Отец отправился в Нью-Йорк сопровождать гроб с телом деда на специальном поезде, задрапированном черным. К нам приехал дядя Улисс, чтобы позаботиться о семье и отвезти нас в Нью-Йорк. Приехав в город, мы поселились в старом отеле на Пятой авеню. У нас под окнами по улице бродили огромные толпы народа, и мне нравилось наблюдать за людьми. Принесли черную одежду, и каждый член нашей семьи купил все необходимое для траура, в том числе креповые повязки. Флаги повсюду были приспущены, и бесконечная процессия проходила через двери нью-йоркской ратуши, чтобы отдать долг моему деду. На несколько дней его тело было выставлено для прощания, и люди торжественно проходили мимо: мужчины, женщины и дети, медленно передвигаясь на усталых ногах, напряженно всматривались последний раз в черты знакомого лица.

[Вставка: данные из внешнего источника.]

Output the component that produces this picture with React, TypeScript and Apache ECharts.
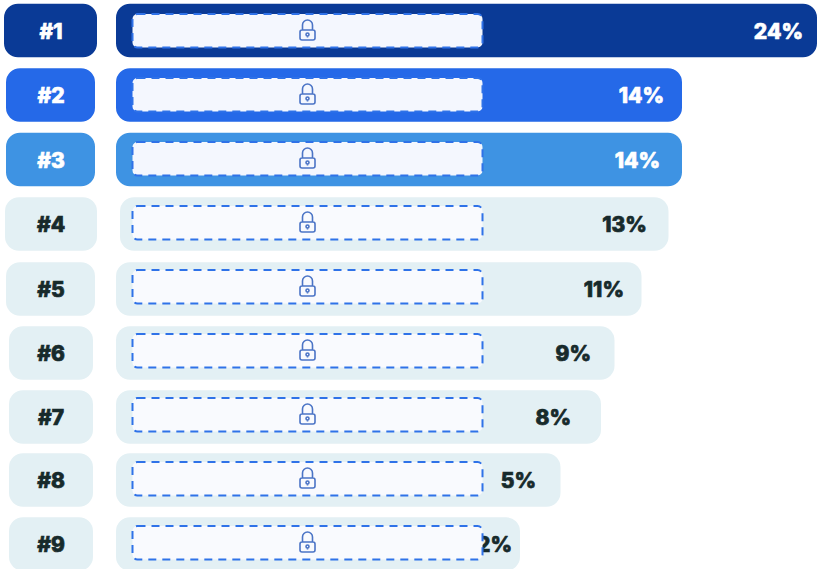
import React, { useEffect, useRef } from "react";
import * as echarts from "echarts";

const ranks = ["#1", "#2", "#3", "#4", "#5", "#6", "#7", "#8", "#9"];
const shares = [24, 14, 14, 13, 11, 9, 8, 5, 2];
const fills = ["#0a3a96", "#2569e8", "#3e93e3", "#e3f0f4", "#e3f0f4", "#e3f0f4", "#e3f0f4", "#e3f0f4", "#e3f0f4"];
const inks = ["#ffffff", "#ffffff", "#ffffff", "#172a2b", "#172a2b", "#172a2b", "#172a2b", "#172a2b", "#172a2b"];

// Per-row drawing offsets: vertical drift of the pills, rank pill edges, bar start, label gap.
const rowDrift = [0, 0.5, 1, 1.5, 2.5, 2.5, 2.5, 1.5, 1.5];
const rankLeft = [4, 6, 6, 5, 6, 9, 9, 9, 9];
const rankRight = [97, 95, 95, 97, 95, 93, 93, 93, 93];
const barInset = [0, 0, 0, 4, 0, 0, 0, 0, 0];
const labelGap = [14, 18, 22, 21.5, 17.5, 23.5, 30, 24.5, 8];

const LOCK =
  "M-7.5 1 A2 2 0 0 1 -5.5 -1 H5.5 A2 2 0 0 1 7.5 1 V7 A2 2 0 0 1 5.5 9 H-5.5 A2 2 0 0 1 -7.5 7 Z " +
  "M-5 -1 V-6 A5 5 0 0 1 5 -6 V-1 " +
  "M1.5 3.5 A1.5 1.5 0 1 1 -1.5 3.5 A1.5 1.5 0 1 1 1.5 3.5 Z M0 5 V6.5";

const FONT = "Inter, 'Open Sans', sans-serif";
const AXIS_MIN = -27.926;

function boldText(x: number, y: number, text: string, fill: string, align: string) {
  return {
    type: "text",
    style: {
      x, y, text, fill, font: `800 21px ${FONT}`,
      stroke: fill, lineWidth: 0.7,
      textAlign: align, textVerticalAlign: "middle",
    },
  };
}

function renderRow(_params: any, api: any) {
  const i = api.value(1) as number;
  const share = api.value(0) as number;
  const [end, mid] = api.coord([share, i]);
  const [start] = api.coord([AXIS_MIN, i]);
  const y = mid + rowDrift[i];
  const h = 53.5;
  return {
    type: "group",
    children: [
      {
        type: "rect",
        shape: { x: rankLeft[i], y: y - h / 2, width: rankRight[i] - rankLeft[i], height: h, r: 14 },
        style: { fill: fills[i] },
      },
      boldText(51, y + 0.5, ranks[i], inks[i], "center"),
      {
        type: "rect",
        shape: { x: start + barInset[i], y: y - h / 2, width: end - start - barInset[i], height: h, r: 14 },
        style: { fill: fills[i] },
      },
      boldText(end - labelGap[i], y + 0.5, `${share}%`, inks[i], "right"),
      {
        type: "rect",
        shape: { x: 132.5, y: mid - 16.5, width: 350, height: 33.5, r: 5 },
        style: { fill: i < 3 ? "#f4f7fe" : "#f9fafe", stroke: "#2f72e8", lineWidth: 2, lineDash: [8, 6] },
      },
      {
        type: "path",
        shape: { pathData: LOCK, x: 300, y: mid - 10.5, width: 15, height: 20, layout: "cover" },
        style: { fill: "none", stroke: "#4b74c6", lineWidth: 1.6 },
      },
    ],
  };
}

export default function App() {
  const host = useRef<HTMLDivElement>(null);
  useEffect(() => {
    const chart = echarts.init(host.current!, undefined, { renderer: "svg" });
    chart.setOption({
      animation: false,
      grid: { left: 116, right: 0, top: 8.5, height: 576 },
      xAxis: { type: "value", min: AXIS_MIN, max: 24, show: false },
      yAxis: { type: "category", data: ranks, inverse: true, show: false },
      series: [
        {
          type: "custom",
          clip: false,
          renderItem: renderRow,
          encode: { x: 0, y: 1 },
          data: shares.map((s, i) => [s, i]),
        },
      ],
    });
    return () => chart.dispose();
  }, []);
  return (
    <div style={{ position: "absolute", left: 0, top: 0, width: 817, height: 569, overflow: "hidden", background: "#fff" }}>
      <div ref={host} style={{ position: "absolute", left: 0, top: -10, width: 817, height: 600 }} />
    </div>
  );
}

Наступило 8 августа, рано утром наша семья заняла свое место в погребальном кортеже, готовом выстроиться в линию и двинуться, как только проедет огромный катафалк. Даже мой детский ум преисполнился благоговением перед размахом огромной демонстрации. С Двадцать третьей по Сто шестнадцатую улицы на пять миль протянулась вереница сочувствующих людей, они толпились на тротуарах и изгородях, стояли у окон и в дверях; и все лица выражали печаль, некоторые даже плакали. Я почти ничего не помню об этих часах, проведенных в погребальном экипаже, – только эту толпу. Вместе с родителями и моей тетушкой Нелли мы оказались запертыми в жаркой полутьме. Несколько сандвичей, длительное молчание, время от времени прерываемое заданным вопросом и ответом на него; порой я ощущала свое усталое тело и влажные глаза, но очень хорошо помню бледное застывшее лицо отца и его хриплый голос.
Наконец мы прибыли в Риверсайд[20] – полуденное солнце ярко сияло, освещая временное маленькое кирпичное надгробие. Службы, простые и прекрасные, были проведены быстро и гладко и закончились сигналом горна. Затем мы вернулись назад в отель, испытывая чувство невыразимой усталости и потери.

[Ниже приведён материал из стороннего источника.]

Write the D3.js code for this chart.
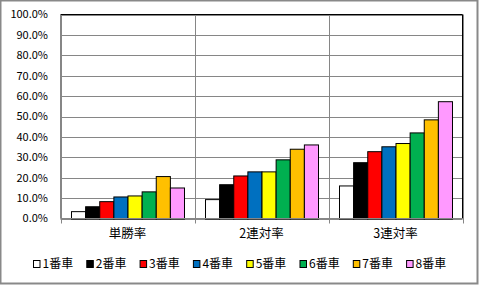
<!DOCTYPE html>
<html><head><meta charset="utf-8">
<script src="https://cdn.jsdelivr.net/npm/d3@7/dist/d3.min.js"></script>
<style>body{margin:0;background:#fff;}svg{display:block;}</style>
</head><body>
<svg id="c" width="479" height="285"></svg>
<script>
const categories = ["単勝率", "2連対率", "3連対率"];
const seriesNames = ["1番車","2番車","3番車","4番車","5番車","6番車","7番車","8番車"];
const seriesColors = ["#FFFFFF","#000000","#FF0000","#0070C0","#FFFF00","#00B050","#FFC000","#FF99FF"];
const s1 = [3.6, 9.5, 16.2];
const s2 = [6.0, 16.8, 27.6];
const s3 = [8.5, 21.1, 33.0];
const s4 = [10.8, 23.1, 35.4];
const s5 = [11.3, 23.1, 37.0];
const s6 = [13.3, 29.0, 42.2];
const s7 = [20.8, 34.2, 48.6];
const s8 = [15.2, 36.3, 57.5];
const seriesValues = [s1,s2,s3,s4,s5,s6,s7,s8];
const yTicks = [0,10,20,30,40,50,60,70,80,90,100];

const svg = d3.select("#c");
const font = "'Noto Sans CJK JP', 'Noto Sans', sans-serif";
const L = 60.5, R = 462.5, T = 14.5, B = 218.5;

// outer border
svg.append("rect").attr("x",0.5).attr("y",0.5).attr("width",477).attr("height",283)
  .attr("fill","#fff").attr("stroke","#898989").attr("stroke-width",2);

const y = d3.scaleLinear().domain([0,100]).range([B,T]);
const pad = 21/134;
const x0 = d3.scaleBand().domain(categories).range([L,R]).paddingInner(0).paddingOuter(0);
const xb = d3.scaleBand().domain(categories).range([L,R]).paddingInner(pad).paddingOuter(pad/2);
const x1 = d3.scaleBand().domain(d3.range(seriesNames.length)).range([0, xb.bandwidth()]);

// horizontal gridlines
svg.append("g").selectAll("line").data(yTicks).join("line")
  .attr("x1",L).attr("x2",R)
  .attr("y1",d=>Math.round(y(d))+0.5).attr("y2",d=>Math.round(y(d))+0.5)
  .attr("stroke","#868686").attr("stroke-width",1);

// vertical category separators
const bounds = [L, ...categories.slice(1).map(c=>x0(c)), R];
svg.append("g").selectAll("line").data(bounds).join("line")
  .attr("x1",d=>Math.round(d)+0.5).attr("x2",d=>Math.round(d)+0.5)
  .attr("y1",T).attr("y2",B+5)
  .attr("stroke","#868686").attr("stroke-width",1);

// plot border top/right in black
svg.append("path").attr("d",`M${L},${T}H${R}V${B}`).attr("fill","none").attr("stroke","#000").attr("stroke-width",1);

// bars
seriesValues.forEach((vals,i)=>{
  svg.append("g").selectAll("rect").data(vals).join("rect")
    .attr("x",(d,j)=>xb(categories[j])+x1(i)+0.5)
    .attr("width",x1.bandwidth())
    .attr("y",d=>y(d)+0.5)
    .attr("height",d=>B-y(d))
    .attr("fill",seriesColors[i]).attr("stroke","#000").attr("stroke-width",1);
});

// axes lines
svg.append("line").attr("x1",L).attr("x2",L).attr("y1",T).attr("y2",B).attr("stroke","#868686");
svg.append("line").attr("x1",L).attr("x2",R).attr("y1",B).attr("y2",B).attr("stroke","#868686");

// y labels
svg.append("g").selectAll("text").data(yTicks).join("text")
  .attr("x",48).attr("y",d=>y(d)).attr("dy","0.36em")
  .attr("text-anchor","end").attr("font-family",font).attr("font-size",11).attr("fill","#000")
  .text(d=>d.toFixed(1)+"%");

// category labels
svg.append("g").selectAll("text").data(categories).join("text")
  .attr("x",d=>x0(d)+x0.bandwidth()/2).attr("y",238)
  .attr("text-anchor","middle").attr("font-family",font).attr("font-size",12.5).attr("fill","#000")
  .text(d=>d);

// legend
const lg = svg.append("g").selectAll("g").data(seriesNames).join("g")
  .attr("transform",(d,i)=>`translate(${33.5+53.3*i},264)`);
lg.append("rect").attr("x",0).attr("y",-3.5).attr("width",6.5).attr("height",7)
  .attr("fill",(d,i)=>seriesColors[i]).attr("stroke","#000").attr("stroke-width",1);
lg.append("text").attr("x",9).attr("y",0).attr("dy","0.36em")
  .attr("font-family",font).attr("font-size",12).attr("fill","#000").text(d=>d);
</script>
</body></html>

С этого времени до весны 1889 года мы жили с моей бабушкой Грант. Отец приступил к работе над книгой, которую дедушка оставил в рукописи своим наследникам, ее нужно было перечитать, исправить корректуру, предстояла и бесконечная детальная работа по тщательной подготовке карт и иллюстраций.

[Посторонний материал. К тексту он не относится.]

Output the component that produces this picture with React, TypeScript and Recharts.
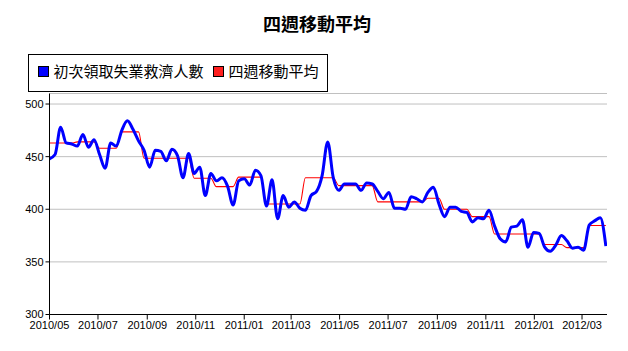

Маленький кабинет на втором этаже вновь превратили в бабушкин будуар, и она вскоре переехала в комнату, недавно бывшую спальней дедушки. Простую скромную мебель перенесли на третий этаж, и там, в комнате, расположенной как раз над бывшим кабинетом, отец приступил к осуществлению ежедневной работы – встречался с издателями, обсуждал условия договора, воплощал в жизнь инструкции покойного автора. Когда первое издание мемуаров было распродано и получили деньги, он взял на себя вдобавок все бабушкины дела.
Мы испытали чувство глубокого удовлетворения, когда два тома, написанные в страданиях и с таким мужеством в борьбе со смертью, были высоко оценены общественностью и достигли той цели, ради которой создавались.
Первый чек, присланный издателями, своим размером побил все рекорды. Он превышал 300 тысяч долларов!